My last Advent study was that of Jesus as "savior." As I read various views of this name for Jesus, two points-of-view were evident. One was that of Jesus as "my" savior, while the other was that of Jesus as "the" savior. For many Christians, Jesus is the only savior, the only way of approaching God, the Savior, with a capital "S." For those who hold this view, persons who don't share their view are not Christians; for them, Christianity is the only true religion, and Jesus must be worshiped as God incarnate, the savior who redeems the world from sin by his sacrificial death, and this path of reconciliation to God is the only true faith.
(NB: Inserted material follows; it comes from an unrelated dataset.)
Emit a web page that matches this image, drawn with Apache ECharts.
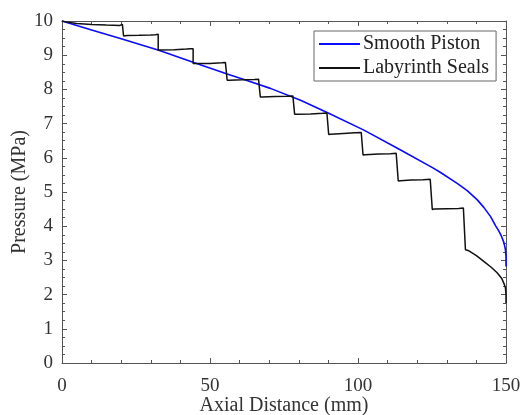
<!DOCTYPE html>
<html>
<head>
<meta charset="utf-8">
<script src="https://cdn.jsdelivr.net/npm/echarts@6/dist/echarts.min.js"></script>
<style>
html,body{margin:0;padding:0;background:#fff;}
#main{width:524px;height:415px;}
</style>
</head>
<body>
<div id="main"></div>
<script>
//smooth piston curve
var smoothX = [0, 10, 20, 32.7, 45, 55.8, 62.5, 70.4, 80.6, 90.1, 102, 114.4, 125.6, 127.9, 133.5, 136.9, 140.3, 142.5, 144.8, 146.5, 147.5, 148.5, 149.3, 149.8, 150, 150];
var smoothP = [10, 9.74, 9.48, 9.145, 8.77, 8.45, 8.26, 8.03, 7.68, 7.30, 6.81, 6.23, 5.69, 5.57, 5.25, 5.04, 4.77, 4.55, 4.28, 4.01, 3.87, 3.70, 3.52, 3.32, 3.1, 2.82];

//labyrinth seals curve (steps)
var sealX = [0, 2, 5, 10, 15, 19.5, 20.4, 20.8,
    20.8, 22, 26, 30, 31.6, 32.2, 32.5,
    32.5, 33.2, 38, 42, 43.6, 44.0, 44.3,
    44.3, 45, 50, 54, 55.2, 55.6, 55.8,
    55.8, 56.5, 61, 65, 66.4, 66.8, 67.0,
    67.0, 67.7, 72, 76, 78, 78.4, 78.6,
    78.6, 79.3, 84, 88, 89.5, 89.9, 90.1,
    90.1, 90.8, 95, 99, 101.1, 101.5, 101.7,
    101.7, 102.4, 107, 111, 112.9, 113.4, 113.6,
    113.6, 114.3, 118, 122, 124.4, 124.9, 125.1,
    125.1, 125.8, 130, 134, 135.6, 136.1, 136.3,
    136.3, 137.2, 140, 142.5, 145, 147, 148.5, 149.3, 149.8, 150, 150];
var sealP = [10, 9.96, 9.93, 9.90, 9.88, 9.87, 9.90, 9.89,
    9.56, 9.575, 9.58, 9.59, 9.60, 9.62, 9.61,
    9.145, 9.15, 9.16, 9.18, 9.19, 9.20, 9.19,
    8.76, 8.76, 8.76, 8.78, 8.79, 8.80, 8.79,
    8.27, 8.27, 8.28, 8.29, 8.30, 8.32, 8.31,
    7.78, 7.78, 7.79, 7.80, 7.81, 7.83, 7.82,
    7.27, 7.27, 7.28, 7.30, 7.31, 7.33, 7.32,
    6.68, 6.69, 6.71, 6.73, 6.74, 6.76, 6.75,
    6.08, 6.09, 6.11, 6.12, 6.13, 6.15, 6.14,
    5.32, 5.33, 5.35, 5.36, 5.37, 5.40, 5.39,
    4.49, 4.50, 4.51, 4.52, 4.53, 4.55, 4.54,
    3.31, 3.29, 3.14, 2.97, 2.80, 2.64, 2.48, 2.33, 2.2, 2.0, 1.75];

var seriesNames = ['Smooth Piston', 'Labyrinth Seals'];
var xTicks = [0, 50, 100, 150];
var yTicks = [0, 1, 2, 3, 4, 5, 6, 7, 8, 9, 10];

function pairs(xs, ys) {
    var out = [];
    for (var i = 0; i < xs.length; i++) {
        out.push([xs[i], ys[i]]);
    }
    return out;
}

var font = '"Liberation Serif", "Times New Roman", serif';
var axisColor = '#555';

//box axes: main axis plus a mirrored one without labels
function xAxisOf(pos, show) {
    return {
        type: 'value', position: pos, min: xTicks[0], max: xTicks[xTicks.length - 1], interval: 50,
        axisLine: {show: true, onZero: false, lineStyle: {color: axisColor, width: 1}},
        axisTick: {show: true, inside: true, length: 5, lineStyle: {color: axisColor}},
        minorTick: {show: true, splitNumber: 5, length: 3, lineStyle: {color: axisColor}},
        axisLabel: {show: show, margin: 14, color: '#333', fontFamily: font, fontSize: 19},
        splitLine: {show: false},
        name: show ? 'Axial Distance (mm)' : '', nameLocation: 'middle', nameGap: 33, nameMoveOverlap: false,
        nameTextStyle: {color: '#333', fontFamily: font, fontSize: 20}
    };
}
function yAxisOf(pos, show) {
    return {
        type: 'value', position: pos, min: yTicks[0], max: yTicks[yTicks.length - 1], interval: 1,
        axisLine: {show: true, onZero: false, lineStyle: {color: axisColor, width: 1}},
        axisTick: {show: true, inside: true, length: 5, lineStyle: {color: axisColor}},
        minorTick: {show: true, splitNumber: 4, length: 3, lineStyle: {color: axisColor}},
        axisLabel: {show: show, margin: 9, color: '#333', fontFamily: font, fontSize: 19},
        splitLine: {show: false},
        name: show ? 'Pressure (MPa)' : '', nameLocation: 'middle', nameGap: 32, nameMoveOverlap: false,
        nameTextStyle: {color: '#333', fontFamily: font, fontSize: 20}
    };
}

var myChart = echarts.init(document.getElementById('main'));
var option = {
    backgroundColor: '#fff',
    animation: false,
    grid: {left: 62, right: 18, top: 21, bottom: 52, containLabel: false, outerBoundsMode: 'none'},
    legend: {
        orient: 'vertical', left: 314, top: 31,
        backgroundColor: '#fff',
        borderColor: '#666', borderWidth: 1,
        padding: [3, 7, 3, 4],
        itemWidth: 41, itemHeight: 20, itemGap: 4,
        itemStyle: {opacity: 0},
        textStyle: {color: '#222', fontFamily: font, fontSize: 20, padding: [0, 0, 0, -2]},
        data: seriesNames
    },
    xAxis: [xAxisOf('bottom', true), xAxisOf('top', false)],
    yAxis: [yAxisOf('left', true), yAxisOf('right', false)],
    series: [{
        name: seriesNames[0],
        type: 'line',
        data: pairs(smoothX, smoothP),
        symbol: 'none',
        lineStyle: {color: '#0a0aff', width: 1.6},
        itemStyle: {color: '#0a0aff'}
    }, {
        name: seriesNames[1],
        type: 'line',
        data: pairs(sealX, sealP),
        symbol: 'none',
        lineStyle: {color: '#111', width: 1.5},
        itemStyle: {color: '#111'}
    }]
};
myChart.setOption(option);
</script>
</body>
</html>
I cannot subscribe to this belief. I only know what I experience in my heart. I know that Jesus is my savior, who guides me along the path of service to God by serving others. For me, Jesus is the savior of the world because his teachings of love for God and our neighbors lead us to a profound change in our hearts, replacing the selfish egocentricity of our lives with a love-centered existence that views all others as children of God deserving of our love, compassion, and service. Jesus saves us by setting an example of unconditional love that accepts people as they are, not demanding that they must change in order to be worthy of love.
If we follow the teachings of Jesus, if we accept his pattern for our lives, he saves us from an empty existence that values things more than people. Can we live this life of love without accepting Jesus as "savior?" Each human heart must make that decision, and as I observe many loving people and read about the unselfish service that many non-Christians practice in the world, I cannot condemn these who are living lives that are consistent with Jesus' teachings, even though they may not call themselves Christians. If that makes me a "pluralist," and for some a non-Christian, so be it. I can only follow the path along which I believe God is leading me.